Integrating Tableau with Data Science Tools
Tableau’s versatility extends to its integration capabilities with popular data science tools such as Python, R, and other programming languages. By connecting Tableau to these languages, you can leverage advanced analytics, machine learning models, and custom functions within your visualizations, thereby enhancing your data exploration and analysis.
- Python: Tableau can be integrated with Python using the TabPy library, allowing you to execute Python scripts directly from Tableau. This seamless integration enables you to harness the power of Python libraries like NumPy, pandas, and scikit-learn to create more sophisticated visualizations and perform advanced data analysis. Follow this step-by-step Tableau-Python integration tutorial to get started with TabPy.
- R: To connect Tableau with R, you’ll need to use the Rserve package, which allows Tableau to communicate with an R server. This integration enables you to incorporate statistical models, custom functions, and data manipulation techniques from R into your Tableau visualizations. Read more on R for Data Science: Comprehensive Guide to Using R.
- Other Programming Languages: Tableau also supports integration with other programming languages like Julia and MATLAB through the External Services API. This API enables Tableau to send data to external servers for processing, allowing you to take advantage of diverse data science tools within your visualizations. Learn more about connecting Tableau to other languages in this Tableau Community post.

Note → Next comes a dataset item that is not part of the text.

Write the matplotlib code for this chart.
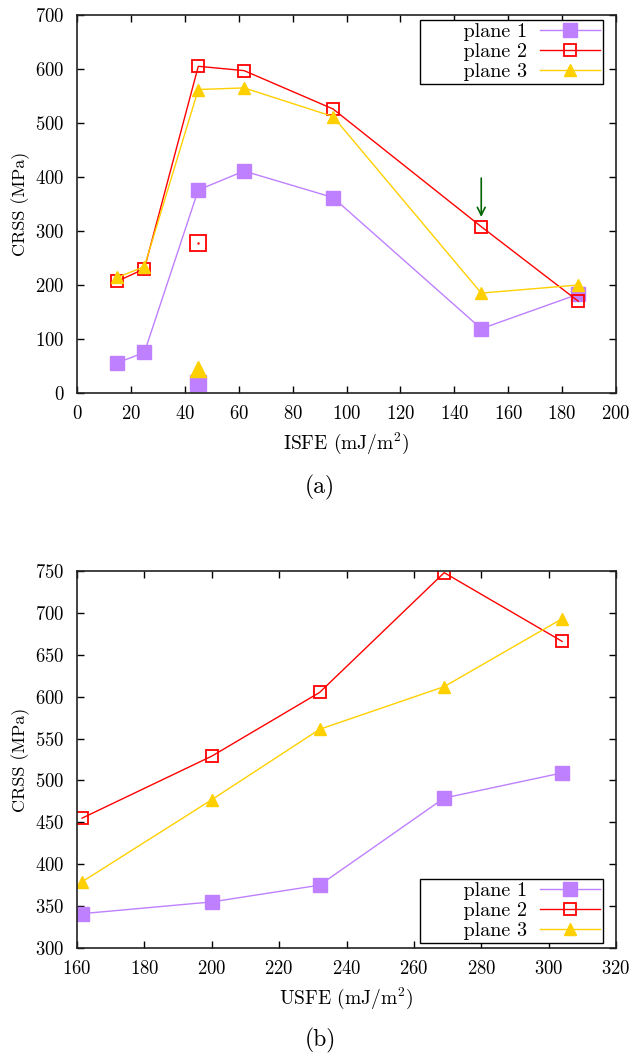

Besides programming languages, Tableau can be integrated with various data science platforms, such as Databricks and Alteryx. These integrations allow you to streamline your data workflows, improve collaboration, and enhance your overall data analysis capabilities.
Furthermore, Tableau extensions provide additional functionality, such as custom visualizations, advanced analytics, and data connectors. Browse the available extensions in the Tableau Extension Gallery and discover new ways to extend your data visualization capabilities.
By integrating Tableau with popular data science tools, you can create more powerful, insightful, and interactive visualizations, taking your data analysis to new heights.
Sharing and Publishing Your Work
Once you’ve created compelling visualizations, Tableau offers several options for sharing and publishing your work:
- Export: Save your visualizations as images, PDFs, or interactive web pages using Tableau’s export options. Learn more about exporting options in this Tableau guide.
- Tableau Public: Share your dashboards and stories on Tableau Public, a free platform for hosting interactive visualizations.
- Tableau Online and Tableau Server: Collaborate with team members, manage permissions, and securely host your data visualizations using Tableau’s cloud-based (Tableau Online) or on-premises (Tableau Server) solutions.
Conclusion
Data visualization plays a critical role in data science, enabling users to uncover patterns, trends, and relationships within their data. As a powerful and user-friendly tool, Tableau has become an indispensable resource for data scientists and analysts alike. This beginner’s guide has provided a foundation for using Tableau in your data science projects, but there is much more to explore and learn.
By integrating Tableau into your data science toolkit, you’ll be better equipped to transform raw data into actionable insights and make data-driven decisions with confidence.